412 S.E.2d 548 | Ga. Ct. App. | 1991
FISHER et al.
v.
MUZIK et al.
Court of Appeals of Georgia.
Westmoreland, Patterson & Moseley, Daryl J. Morton, Thomas H. Hinson II, for appellants.
Varner, Stephens, Wingfield & Humphries, J. D. Humphries III, T. Matthew Mashburn, Webb, Carlock, Copeland, Semler & Stair, Kent T. Stair, R. Michael Ethridge, Jones, Cork & Miller, Thomas W. Joyce, Thomas C. Alexander, for appellees.
BEASLEY, Judge.
After Robert Fisher was injured in a fall which occurred at a work site in Bibb County, he and his wife brought an action in that county for damages against James Muzik, project manager for the construction project. The complaint alleged that Muzik failed to provide safe working conditions which resulted in the injuries to Fisher. Muzik was alleged to be a non-resident of Georgia and was served pursuant to the Georgia Long Arm Statute, OCGA § 9-10-91 et seq., *862 by a Florida deputy sheriff.
Muzik answered and moved to dismiss the complaint on the ground that he was not a nonresident but actually resided in Pike County and that venue was properly in that county and not in Bibb; that service under OCGA § 9-10-91 was improper; and, because Muzik was not served under OCGA § 9-11-4 (e) (2), service was insufficient. Several months later, after discovery, Muzik moved to transfer the proceedings to Pike County because he was a resident of that county and venue was properly there. The issue of residency is generally for a jury. See, e.g., Sorrells v. Sorrells, 247 Ga. 9, 11 (3) (274 SE2d 314) (1981). The same is true of domicile. Worrell v. Worrell, 242 Ga. 44 (247 SE2d 847) (1978). In this case the question was submitted to the court, which found that Muzik was a resident of Pike County and granted the motion to transfer. The statute of limitation expired on May 31, 1990, just before the order was entered on June 5.
Six months after the transfer, during which time Muzik was not served as a resident, he moved to dismiss the complaint on the ground that there was no valid service because, as he was a resident, jurisdiction could not be obtained against him by service under the Long Arm Statute. The trial court agreed and dismissed the complaint. The Fishers appealed, assigning error in the transfer of the case to Pike County and also to the order dismissing their complaint.

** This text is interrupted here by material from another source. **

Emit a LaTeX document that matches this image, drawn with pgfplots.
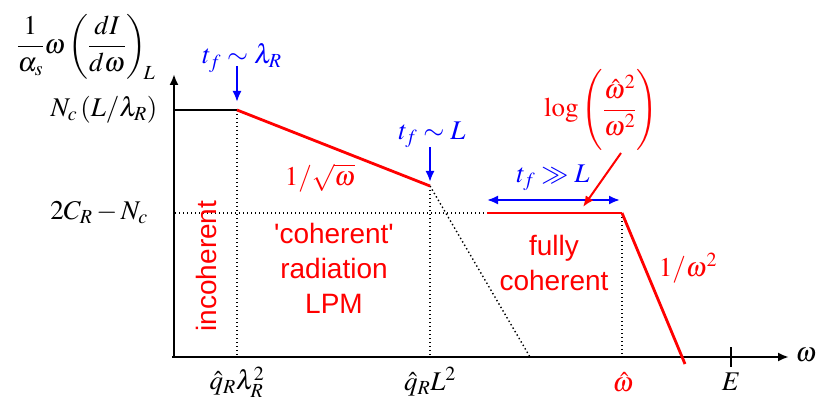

The evidence considered by the Bibb County trial court was sufficient to sustain the finding that Muzik was a Pike County resident. See Sorrells, supra; Pugh v. Jones, 131 Ga. App. 600 (206 SE2d 650) (1974); Davis v. Holt, 105 Ga. App. 125, 129 (1) (123 SE2d 686) (1961) (comparing the legal terms "domicile," "residence," and "sojourn") OCGA § 19-2-1 (a). Thereafter, there was no valid service on resident Muzik, so the Pike County court did not have to determine whether service beyond the statute of limitation was diligent under the circumstances. OCGA § 9-11-4 (c); Watters v. Classon, 193 Ga. App. 493 (1) (388 SE2d 397) (1989). The initial service under the Long Arm Statute was invalid because defendant was not a "nonresident" as defined in OCGA § 9-10-90. On the other hand, the Florida deputy sheriff could not serve a Georgia resident with a Georgia suit. OCGA § 9-11-4 (e) (2); Shahan v. Scott, 259 Ga. 172 (377 SE2d 859) (1989). So the provision in Rule T-13 of the Uniform Transfer Rules, that service need not be perfected a second time, is not applicable. See 251 Ga. 893, 895.
The Pike County court thereafter correctly dealt with the case from the perspective that Muzik was a Pike County resident. The rules of service must be strictly observed. See Bible v. Bible, 259 Ga. 418 (383 SE2d 108) (1989); Hudgins v. Bawtinhimer, 196 Ga. App. 386, 389 (3) (395 SE2d 909) (1990). The fact that defendant may otherwise obtain knowledge of the filing of the action against him does *863 not obviate the necessity for meeting the statutory requirements. Bible, supra at 419; Acord v. Maynard, 198 Ga. App. 296, 297 (401 SE2d 315) (1991).
The Pike County court did not have jurisdiction over Muzik, and dismissal of the suit was required by law.
Judgment affirmed. Carley, P. J., and Judge Arnold Shulman concur.